First, there is dealing with the media, taking hold of the narrative around a team and, yes, using these media channels to fire shots across the bows of opponents if necessary. More importantly, there are the countless quietly galvanising one-on-ones, talking up your players in credible ways. And perhaps more importantly still (although this might still be part of our national Churchill Complex), there is the need for inspiring oratory when the team is on the back foot and requires direction – be that in a huddle during an important phase of the game, in the dressing room before a key session, or even sat around the pool between matches.

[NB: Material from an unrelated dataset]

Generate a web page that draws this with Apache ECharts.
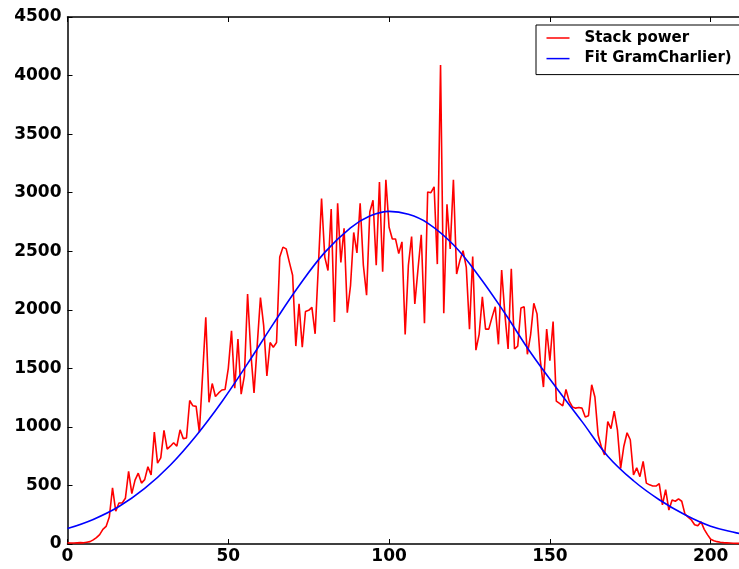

Of course, the swift, sharp imparting of tactical pointers – selling the team on where the next half-hour of the game is going – needs to be accompanied with actual decision-making nous and judgement, but good cricket brains without the skill-set to communicate their ideas make poor leaders. This is something never quite understood by Geoffrey Boycott, and why he wasn’t really wanted by his charges, either at Yorkshire or with England.
As with all bowling captains, Broad would presumably have a better grasp of handling bowlers’ workloads, although there is also of course the heightened risk of him missing a game through injury. Critics, meanwhile, will say he hasn’t been a horse for all courses in recent times, carrying the drinks in Sri Lanka, but that could all well change with the cloud over James Anderson’s future.
However, with Ben Stokes far too valuable to burden with the stripes and Jos Buttler looking lost – increasingly, a viable selection only as ‘keeper to replace the stagnating Jonny Bairstow – Broad may be the only realistic alternative to Root. A year or two out of him could buy England enough time to find a long-term option, although by pre-anointing Root as Cook’s successor two years ago, they may already have missed the best moment to have handed him the reins.